--- Start of Collected material ---

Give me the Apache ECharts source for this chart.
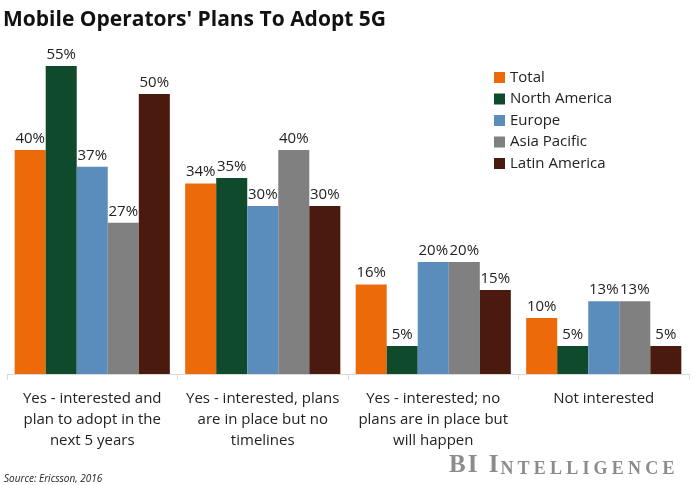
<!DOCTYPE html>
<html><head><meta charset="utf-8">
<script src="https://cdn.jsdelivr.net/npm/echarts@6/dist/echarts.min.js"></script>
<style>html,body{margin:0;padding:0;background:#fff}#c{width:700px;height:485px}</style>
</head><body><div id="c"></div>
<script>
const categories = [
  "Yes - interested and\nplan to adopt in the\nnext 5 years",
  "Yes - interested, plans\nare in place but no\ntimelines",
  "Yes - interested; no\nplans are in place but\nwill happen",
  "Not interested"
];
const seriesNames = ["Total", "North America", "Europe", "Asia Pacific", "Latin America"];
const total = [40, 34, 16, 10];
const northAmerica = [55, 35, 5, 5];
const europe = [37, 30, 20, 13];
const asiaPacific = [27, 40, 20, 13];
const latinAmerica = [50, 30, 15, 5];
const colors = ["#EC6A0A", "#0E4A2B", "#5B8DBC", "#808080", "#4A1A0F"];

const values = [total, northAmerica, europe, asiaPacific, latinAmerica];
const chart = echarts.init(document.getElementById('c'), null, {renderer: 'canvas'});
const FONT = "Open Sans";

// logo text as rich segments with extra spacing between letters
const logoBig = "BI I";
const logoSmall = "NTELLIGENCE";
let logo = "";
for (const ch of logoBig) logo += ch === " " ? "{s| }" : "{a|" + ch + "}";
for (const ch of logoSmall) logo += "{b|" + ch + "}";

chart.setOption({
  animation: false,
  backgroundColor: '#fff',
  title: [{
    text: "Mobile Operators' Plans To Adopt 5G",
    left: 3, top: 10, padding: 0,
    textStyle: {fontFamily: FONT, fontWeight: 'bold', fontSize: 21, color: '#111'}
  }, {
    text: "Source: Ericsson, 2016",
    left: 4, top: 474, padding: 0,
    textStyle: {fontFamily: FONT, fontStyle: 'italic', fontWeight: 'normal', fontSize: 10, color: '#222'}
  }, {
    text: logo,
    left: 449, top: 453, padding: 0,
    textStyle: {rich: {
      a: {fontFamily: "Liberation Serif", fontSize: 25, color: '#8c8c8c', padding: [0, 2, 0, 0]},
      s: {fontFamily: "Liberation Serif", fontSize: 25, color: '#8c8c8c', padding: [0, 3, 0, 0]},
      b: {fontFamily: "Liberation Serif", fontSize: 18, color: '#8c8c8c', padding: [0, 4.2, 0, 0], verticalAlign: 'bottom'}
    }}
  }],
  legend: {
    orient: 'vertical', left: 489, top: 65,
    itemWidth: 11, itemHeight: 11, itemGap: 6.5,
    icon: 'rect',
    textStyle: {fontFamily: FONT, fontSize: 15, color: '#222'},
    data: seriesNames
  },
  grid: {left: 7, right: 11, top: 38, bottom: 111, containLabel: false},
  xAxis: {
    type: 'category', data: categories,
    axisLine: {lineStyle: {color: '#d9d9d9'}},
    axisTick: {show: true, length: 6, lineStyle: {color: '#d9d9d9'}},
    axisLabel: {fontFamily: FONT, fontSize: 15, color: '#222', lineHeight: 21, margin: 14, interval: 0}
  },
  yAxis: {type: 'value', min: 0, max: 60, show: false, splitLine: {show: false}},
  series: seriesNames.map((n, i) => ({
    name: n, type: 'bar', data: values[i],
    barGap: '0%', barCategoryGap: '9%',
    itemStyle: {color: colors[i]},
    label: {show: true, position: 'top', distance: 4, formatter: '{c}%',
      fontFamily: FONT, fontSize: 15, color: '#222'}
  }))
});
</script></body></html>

--- End of Collected material ---

» **Requirements**
Go through the material above and print all of it exactly, except the pictures.

» **Final result**
Give me the Apache ECharts source for this chart.
<!DOCTYPE html>
<html><head><meta charset="utf-8">
<script src="https://cdn.jsdelivr.net/npm/echarts@6/dist/echarts.min.js"></script>
<style>html,body{margin:0;padding:0;background:#fff}#c{width:700px;height:485px}</style>
</head><body><div id="c"></div>
<script>
const categories = [
  "Yes - interested and\nplan to adopt in the\nnext 5 years",
  "Yes - interested, plans\nare in place but no\ntimelines",
  "Yes - interested; no\nplans are in place but\nwill happen",
  "Not interested"
];
const seriesNames = ["Total", "North America", "Europe", "Asia Pacific", "Latin America"];
const total = [40, 34, 16, 10];
const northAmerica = [55, 35, 5, 5];
const europe = [37, 30, 20, 13];
const asiaPacific = [27, 40, 20, 13];
const latinAmerica = [50, 30, 15, 5];
const colors = ["#EC6A0A", "#0E4A2B", "#5B8DBC", "#808080", "#4A1A0F"];

const values = [total, northAmerica, europe, asiaPacific, latinAmerica];
const chart = echarts.init(document.getElementById('c'), null, {renderer: 'canvas'});
const FONT = "Open Sans";

// logo text as rich segments with extra spacing between letters
const logoBig = "BI I";
const logoSmall = "NTELLIGENCE";
let logo = "";
for (const ch of logoBig) logo += ch === " " ? "{s| }" : "{a|" + ch + "}";
for (const ch of logoSmall) logo += "{b|" + ch + "}";

chart.setOption({
  animation: false,
  backgroundColor: '#fff',
  title: [{
    text: "Mobile Operators' Plans To Adopt 5G",
    left: 3, top: 10, padding: 0,
    textStyle: {fontFamily: FONT, fontWeight: 'bold', fontSize: 21, color: '#111'}
  }, {
    text: "Source: Ericsson, 2016",
    left: 4, top: 474, padding: 0,
    textStyle: {fontFamily: FONT, fontStyle: 'italic', fontWeight: 'normal', fontSize: 10, color: '#222'}
  }, {
    text: logo,
    left: 449, top: 453, padding: 0,
    textStyle: {rich: {
      a: {fontFamily: "Liberation Serif", fontSize: 25, color: '#8c8c8c', padding: [0, 2, 0, 0]},
      s: {fontFamily: "Liberation Serif", fontSize: 25, color: '#8c8c8c', padding: [0, 3, 0, 0]},
      b: {fontFamily: "Liberation Serif", fontSize: 18, color: '#8c8c8c', padding: [0, 4.2, 0, 0], verticalAlign: 'bottom'}
    }}
  }],
  legend: {
    orient: 'vertical', left: 489, top: 65,
    itemWidth: 11, itemHeight: 11, itemGap: 6.5,
    icon: 'rect',
    textStyle: {fontFamily: FONT, fontSize: 15, color: '#222'},
    data: seriesNames
  },
  grid: {left: 7, right: 11, top: 38, bottom: 111, containLabel: false},
  xAxis: {
    type: 'category', data: categories,
    axisLine: {lineStyle: {color: '#d9d9d9'}},
    axisTick: {show: true, length: 6, lineStyle: {color: '#d9d9d9'}},
    axisLabel: {fontFamily: FONT, fontSize: 15, color: '#222', lineHeight: 21, margin: 14, interval: 0}
  },
  yAxis: {type: 'value', min: 0, max: 60, show: false, splitLine: {show: false}},
  series: seriesNames.map((n, i) => ({
    name: n, type: 'bar', data: values[i],
    barGap: '0%', barCategoryGap: '9%',
    itemStyle: {color: colors[i]},
    label: {show: true, position: 'top', distance: 4, formatter: '{c}%',
      fontFamily: FONT, fontSize: 15, color: '#222'}
  }))
});
</script></body></html>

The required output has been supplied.